Police memorial month
Police work is not for everyone. It takes a special type of person to wear the uniform and don our badge. Risk comes with the territory. When you signed up, you so did knowing the risks involved. Yet here you are, serving the people of Los Angeles with a level of professionalism that is second to none. But knowing there are risks does not protect us from harm. This was never more apparent than in the early hours of Monday, April 4, when 22-year veteran Metropolitan Division K9 handler Steven Jenkins responded to a domestic violence complaint in the 13600 block of Dronfield Avenue in Sylmar.

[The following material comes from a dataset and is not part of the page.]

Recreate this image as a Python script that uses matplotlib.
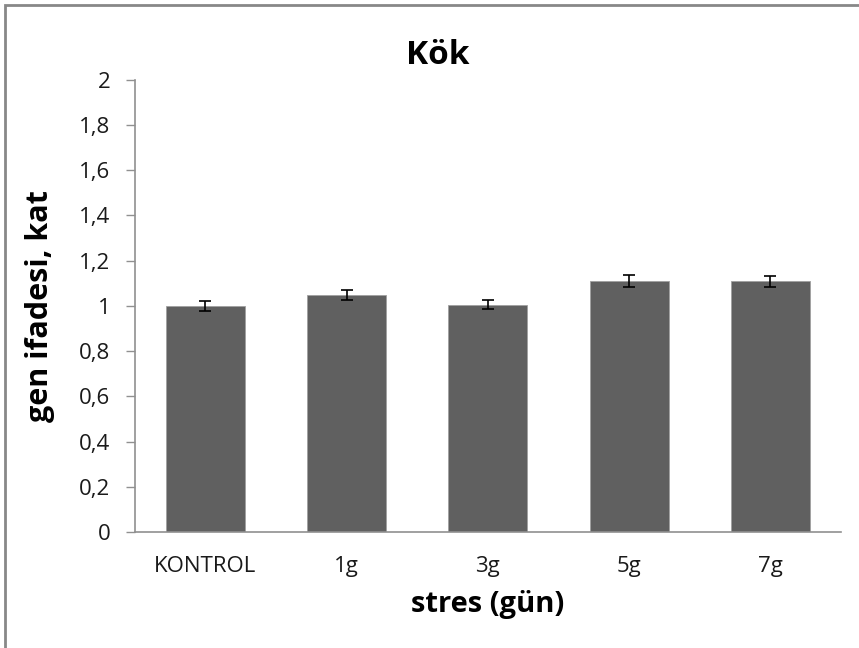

Steve was shot in the jaw and shoulder. His injuries were life-threatening and we are so thankful and hopeful that he will make a full recovery. The road to recuperation will be long and hard, but with the support of his family and his LAPD family, he will not travel that road alone. Please keep him in your thoughts and prayers.
Not every tale of heroism ends with recovery. Too often our Department has seen tragedy in its ultimate form. Since becoming your chief, I have had to bury two of our finest officers who died serving our country overseas. Their loss adds to the other 202 officers who gave their all in the line of duty. We will always keep their memories alive in our Department’s history.
On May 5, 2011, we will hold our annual police memorial ceremony in front of the Police Administration Building (PAB). Remembered at the ceremony will be our latest casualty, Police Officer II Joshua Cullins. Josh was killed in action on active duty in Afghanistan. A proud United States Marine, Josh was last assigned to Central Area and was well respected amongst his peers. His untimely passing reminds us all of how fragile life can be. I am in awe at the sacrifices our officers and their families make to serve our country and our communities.
Josh Cullins’ name will be added to our memorial wall, as well as our website LAPDOnline.org. The “Gone but Not Forgotten” feature is also available on the Department LAN. During the month of May, I join you in the tradition of wearing the black mourning band on my badge in honor of all our fallen officers.
“LAPD” on display
As part of efforts to remember fallen officers the Los Angeles Police Historical Society, in partnership with the Los Angeles Times, will be displaying thirteen photos of LAPD officers, not been seen in decades, and the news articles which will tell their stories. The display, located in the PAB lobby, goes as far back as 1911. The next time you are downtown, please take a moment to come by and see this touching remembrance of our fallen heroes.
Officer safety is and will always be one of my top priorities. I am always looking for ways to improve, whether through training, tactics, and equipment or just looking out for each other. Safety is always in the forefront of any decision I make.
The Department recently acquired funding to purchase 1,200 tactical holsters, for Tasers, which many of you have been requesting. These new holsters will replace the current version, which is widely viewed as cumbersome and problematic. We expect to begin the distribution of the holsters by the end of this month.
In addition to the holsters, we may be able to secure enough funds to purchase another 1,500 Tasers, a big step. It is my goal to be able to provide Tasers for every officer. This would give officers another force option and reduce the risk of serious injury to both officers and the public.
One of the greatest risks to officers in the field is driving. Aggressive driving increases the possibility of a serious traffic collision. Getting to the scene of a call fast is less important than getting to the scene safely. Please wear your seatbelts. Seatbelts can save your life.
Medal of Valor
Every May we recognize the heroic actions of a courageous few during the Medal of Valor ceremony. Over the years there have been many dramatic incidents of courage, sacrifice, bravery and heroism, resulting in lives saved and tragedies averted. While most Medal of Valor recipients will tell you they were just doing their job, don’t be fooled. These men and women went above and beyond the call of duty, risking their own wellbeing in the process.
This year we have 10 recipients. Their compelling stories are now a part of the Department’s Medal of Valor history. Here is a complete list of the 2011 Medal of Valor recipients:
Retired Sergeant I Roy Gardner (# 22222), Southeast Division
Police Officer II Owen Berger (#37319), Southeast Division
Police Officer II Thorsten Timmermans (#37459), Southeast Division
Police Officer III Custodio Ponce (#27071), Hollenbeck Division
Detective III Rafael Acosta (#26780), Hollenbeck Division
Detective II Daniel Hanabusa (#30828), Hollenbeck Division
Police Officer II Rudolph Rivera (#34735), Hollenbeck Division
Police Officer II Jose Salazar (#35827), Hollenbeck Division
Police Officer II Benjamin Aguilera (#36361), Hollenbeck Division
Police Officer II Roy Reza (#32491), Hollenbeck Division
Congratulations to all of this year’s recipients on a job well done.
Finally, I cannot say often enough how very proud I am of the job you do for the people of our City. We have made tremendous strides in implementing constitutional policing, while at the same time reducing crime to historic lows. That these accomplishments were made during a period of severe fiscal austerity makes them even more remarkable. We are truly blessed to be able to work with each other and accomplish so much.